Exercise brief: Please retype the data in full and exactly; the pictures are not part of the copy.

Start Data segment

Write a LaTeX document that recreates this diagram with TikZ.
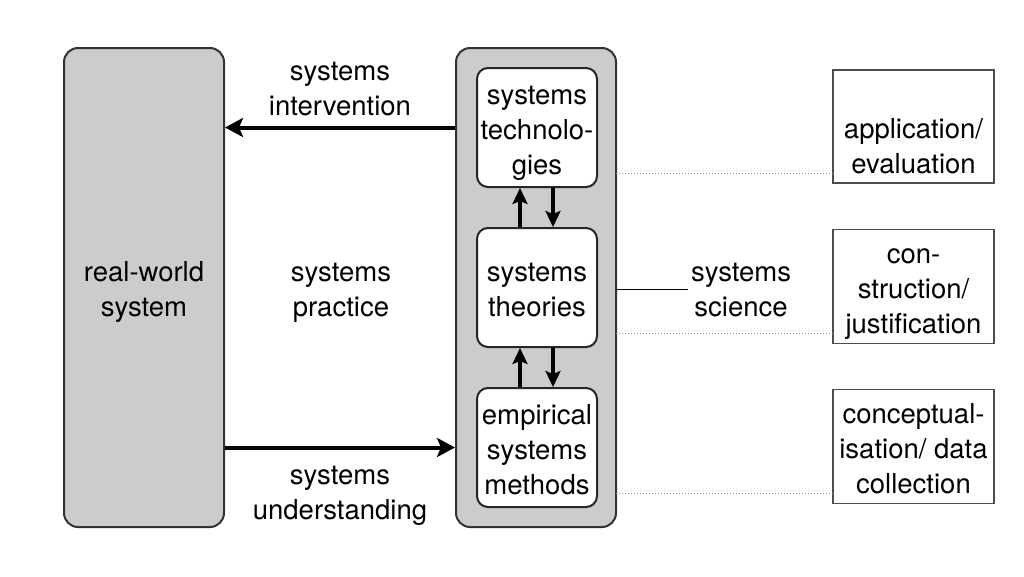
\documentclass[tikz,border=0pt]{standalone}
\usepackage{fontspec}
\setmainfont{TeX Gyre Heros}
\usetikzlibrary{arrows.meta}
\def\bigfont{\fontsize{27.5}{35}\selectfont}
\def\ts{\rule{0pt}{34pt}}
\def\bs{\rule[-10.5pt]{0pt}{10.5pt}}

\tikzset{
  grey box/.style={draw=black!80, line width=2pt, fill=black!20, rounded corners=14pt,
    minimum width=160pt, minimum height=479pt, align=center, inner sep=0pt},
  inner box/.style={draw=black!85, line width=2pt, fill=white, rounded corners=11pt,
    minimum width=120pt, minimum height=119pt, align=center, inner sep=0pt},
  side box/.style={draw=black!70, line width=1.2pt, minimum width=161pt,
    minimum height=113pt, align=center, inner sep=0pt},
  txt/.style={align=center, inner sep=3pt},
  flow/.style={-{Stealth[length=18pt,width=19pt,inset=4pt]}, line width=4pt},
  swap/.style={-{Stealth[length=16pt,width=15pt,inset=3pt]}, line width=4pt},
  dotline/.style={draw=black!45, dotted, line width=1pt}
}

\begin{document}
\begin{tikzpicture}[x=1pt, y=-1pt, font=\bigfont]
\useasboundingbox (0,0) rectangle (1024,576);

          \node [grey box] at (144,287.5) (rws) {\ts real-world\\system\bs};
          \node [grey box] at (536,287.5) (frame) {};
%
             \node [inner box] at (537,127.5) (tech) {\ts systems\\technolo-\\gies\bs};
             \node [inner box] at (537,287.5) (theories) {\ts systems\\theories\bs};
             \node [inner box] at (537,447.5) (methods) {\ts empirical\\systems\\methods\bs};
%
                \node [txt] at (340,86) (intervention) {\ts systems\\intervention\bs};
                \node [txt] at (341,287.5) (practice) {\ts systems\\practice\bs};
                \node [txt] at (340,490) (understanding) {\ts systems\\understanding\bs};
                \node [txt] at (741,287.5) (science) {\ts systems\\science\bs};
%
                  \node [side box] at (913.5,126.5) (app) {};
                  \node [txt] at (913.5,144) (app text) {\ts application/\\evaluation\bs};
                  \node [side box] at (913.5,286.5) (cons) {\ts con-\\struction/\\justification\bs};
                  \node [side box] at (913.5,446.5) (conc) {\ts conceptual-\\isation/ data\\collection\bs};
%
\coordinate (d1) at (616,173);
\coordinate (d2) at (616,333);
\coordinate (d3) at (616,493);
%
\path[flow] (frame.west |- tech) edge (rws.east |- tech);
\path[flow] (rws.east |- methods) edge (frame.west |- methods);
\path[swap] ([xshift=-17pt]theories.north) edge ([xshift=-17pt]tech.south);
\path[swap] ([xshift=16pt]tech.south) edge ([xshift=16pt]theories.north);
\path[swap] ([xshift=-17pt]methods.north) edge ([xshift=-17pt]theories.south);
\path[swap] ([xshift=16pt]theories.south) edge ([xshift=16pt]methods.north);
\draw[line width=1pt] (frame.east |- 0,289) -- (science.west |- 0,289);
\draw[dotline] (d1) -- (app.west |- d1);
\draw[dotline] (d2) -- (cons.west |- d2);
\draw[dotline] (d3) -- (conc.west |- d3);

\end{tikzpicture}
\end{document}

End Data segment

Correct output:
Write a LaTeX document that recreates this diagram with TikZ.
\documentclass[tikz,border=0pt]{standalone}
\usepackage{fontspec}
\setmainfont{TeX Gyre Heros}
\usetikzlibrary{arrows.meta}
\def\bigfont{\fontsize{27.5}{35}\selectfont}
\def\ts{\rule{0pt}{34pt}}
\def\bs{\rule[-10.5pt]{0pt}{10.5pt}}

\tikzset{
  grey box/.style={draw=black!80, line width=2pt, fill=black!20, rounded corners=14pt,
    minimum width=160pt, minimum height=479pt, align=center, inner sep=0pt},
  inner box/.style={draw=black!85, line width=2pt, fill=white, rounded corners=11pt,
    minimum width=120pt, minimum height=119pt, align=center, inner sep=0pt},
  side box/.style={draw=black!70, line width=1.2pt, minimum width=161pt,
    minimum height=113pt, align=center, inner sep=0pt},
  txt/.style={align=center, inner sep=3pt},
  flow/.style={-{Stealth[length=18pt,width=19pt,inset=4pt]}, line width=4pt},
  swap/.style={-{Stealth[length=16pt,width=15pt,inset=3pt]}, line width=4pt},
  dotline/.style={draw=black!45, dotted, line width=1pt}
}

\begin{document}
\begin{tikzpicture}[x=1pt, y=-1pt, font=\bigfont]
\useasboundingbox (0,0) rectangle (1024,576);

          \node [grey box] at (144,287.5) (rws) {\ts real-world\\system\bs};
          \node [grey box] at (536,287.5) (frame) {};
%
             \node [inner box] at (537,127.5) (tech) {\ts systems\\technolo-\\gies\bs};
             \node [inner box] at (537,287.5) (theories) {\ts systems\\theories\bs};
             \node [inner box] at (537,447.5) (methods) {\ts empirical\\systems\\methods\bs};
%
                \node [txt] at (340,86) (intervention) {\ts systems\\intervention\bs};
                \node [txt] at (341,287.5) (practice) {\ts systems\\practice\bs};
                \node [txt] at (340,490) (understanding) {\ts systems\\understanding\bs};
                \node [txt] at (741,287.5) (science) {\ts systems\\science\bs};
%
                  \node [side box] at (913.5,126.5) (app) {};
                  \node [txt] at (913.5,144) (app text) {\ts application/\\evaluation\bs};
                  \node [side box] at (913.5,286.5) (cons) {\ts con-\\struction/\\justification\bs};
                  \node [side box] at (913.5,446.5) (conc) {\ts conceptual-\\isation/ data\\collection\bs};
%
\coordinate (d1) at (616,173);
\coordinate (d2) at (616,333);
\coordinate (d3) at (616,493);
%
\path[flow] (frame.west |- tech) edge (rws.east |- tech);
\path[flow] (rws.east |- methods) edge (frame.west |- methods);
\path[swap] ([xshift=-17pt]theories.north) edge ([xshift=-17pt]tech.south);
\path[swap] ([xshift=16pt]tech.south) edge ([xshift=16pt]theories.north);
\path[swap] ([xshift=-17pt]methods.north) edge ([xshift=-17pt]theories.south);
\path[swap] ([xshift=16pt]theories.south) edge ([xshift=16pt]methods.north);
\draw[line width=1pt] (frame.east |- 0,289) -- (science.west |- 0,289);
\draw[dotline] (d1) -- (app.west |- d1);
\draw[dotline] (d2) -- (cons.west |- d2);
\draw[dotline] (d3) -- (conc.west |- d3);

\end{tikzpicture}
\end{document}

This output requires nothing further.